Task details: Without the pictures, print the lines running from the beginning of the material to the line containing "fill=lysbla, text=tekst] (eva)", both ends included.

•••

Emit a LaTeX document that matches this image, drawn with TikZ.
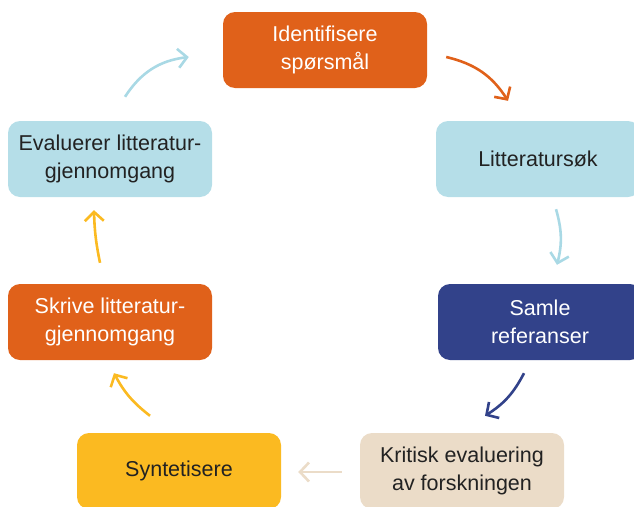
\documentclass[tikz,border=0pt]{standalone}
\usepackage{fontspec}
\setmainfont{Liberation Sans}
\usetikzlibrary{positioning,arrows.meta}
\definecolor{oransje}{HTML}{E0611A}
\definecolor{lysbla}{HTML}{B5DEE8}
\definecolor{pilbla}{HTML}{A9D9E5}
\definecolor{morkbla}{HTML}{32428A}
\definecolor{beige}{HTML}{EBDCC8}
\definecolor{gul}{HTML}{FBBA21}
\definecolor{tekst}{HTML}{222222}

\begin{document}
\begin{tikzpicture}
    [
    x=1pt, y=1pt,
    basic/.style={rounded corners=12pt, text centered, align=center,
        font=\fontsize{21.5}{27.5}\selectfont},
    rect/.style={basic, minimum width=204pt, minimum height=76pt, inner sep=0pt},
    pil/.style={line width=2.6pt, -{Straight Barb[length=9pt,width=19pt]}},
    >={Straight Barb[]}
    ]

    \useasboundingbox (0,0) rectangle (634,-506);

    % Trinn i syklusen
    \node [rect, fill=oransje, text=white] (idf) at (325,-50) {Identifisere\\spørsmål};
    \node [rect, fill=lysbla, text=tekst] (lit) at (538,-159) {Litteratursøk};
    \node [rect, fill=morkbla, text=white] (sam) at (540,-322) {Samle\\referanser};
    \node [rect, fill=beige, text=tekst] (krit) at (462,-471) {Kritisk evaluering\\av forskningen};
    \node [rect, fill=gul, text=tekst] (syn) at (179,-471) {Syntetisere};
    \node [rect, fill=oransje, text=white] (skr) at (110,-322) {Skrive litteratur-\\gjennomgang};
    \node [rect, fill=lysbla, text=tekst] (eva) at (110,-159) {Evaluerer litteratur-\\gjennomgang};

    % Piler mellom trinnene
    \draw [pil, draw=oransje] ([shift={(19,-7)}]idf.east) to[bend left=22] ([shift={(-30,20)}]lit.north);
    \draw [pil, draw=pilbla] ([shift={(18,-12)}]lit.south) to[bend left=15] ([shift={(17,19)}]sam.north);
    \draw [pil, draw=morkbla] ([shift={(-16,-13)}]sam.south) to[bend left=15] ([shift={(23,17)}]krit.north);
    \draw [pil, draw=beige] ([shift={(-18,-1)}]krit.west) -- ([shift={(17,-1)}]syn.east);
    \draw [pil, draw=gul] ([shift={(-29,17)}]syn.north) to[bend left=12] ([shift={(4,-13)}]skr.south);
    \draw [pil, draw=gul] ([shift={(-10,21)}]skr.north) to[bend left=5] ([shift={(-16,-13)}]eva.south);
    \draw [pil, draw=pilbla] ([shift={(15,24)}]eva.north) to[bend left=25] ([shift={(-34,-7)}]idf.west);
\end{tikzpicture}
\end{document}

•••

Final result:
Emit a LaTeX document that matches this image, drawn with TikZ.
\documentclass[tikz,border=0pt]{standalone}
\usepackage{fontspec}
\setmainfont{Liberation Sans}
\usetikzlibrary{positioning,arrows.meta}
\definecolor{oransje}{HTML}{E0611A}
\definecolor{lysbla}{HTML}{B5DEE8}
\definecolor{pilbla}{HTML}{A9D9E5}
\definecolor{morkbla}{HTML}{32428A}
\definecolor{beige}{HTML}{EBDCC8}
\definecolor{gul}{HTML}{FBBA21}
\definecolor{tekst}{HTML}{222222}

\begin{document}
\begin{tikzpicture}
    [
    x=1pt, y=1pt,
    basic/.style={rounded corners=12pt, text centered, align=center,
        font=\fontsize{21.5}{27.5}\selectfont},
    rect/.style={basic, minimum width=204pt, minimum height=76pt, inner sep=0pt},
    pil/.style={line width=2.6pt, -{Straight Barb[length=9pt,width=19pt]}},
    >={Straight Barb[]}
    ]

    \useasboundingbox (0,0) rectangle (634,-506);

    % Trinn i syklusen
    \node [rect, fill=oransje, text=white] (idf) at (325,-50) {Identifisere\\spørsmål};
    \node [rect, fill=lysbla, text=tekst] (lit) at (538,-159) {Litteratursøk};
    \node [rect, fill=morkbla, text=white] (sam) at (540,-322) {Samle\\referanser};
    \node [rect, fill=beige, text=tekst] (krit) at (462,-471) {Kritisk evaluering\\av forskningen};
    \node [rect, fill=gul, text=tekst] (syn) at (179,-471) {Syntetisere};
    \node [rect, fill=oransje, text=white] (skr) at (110,-322) {Skrive litteratur-\\gjennomgang};
    \node [rect, fill=lysbla, text=tekst] (eva) at (110,-159) {Evaluerer litteratur-\\gjennomgang};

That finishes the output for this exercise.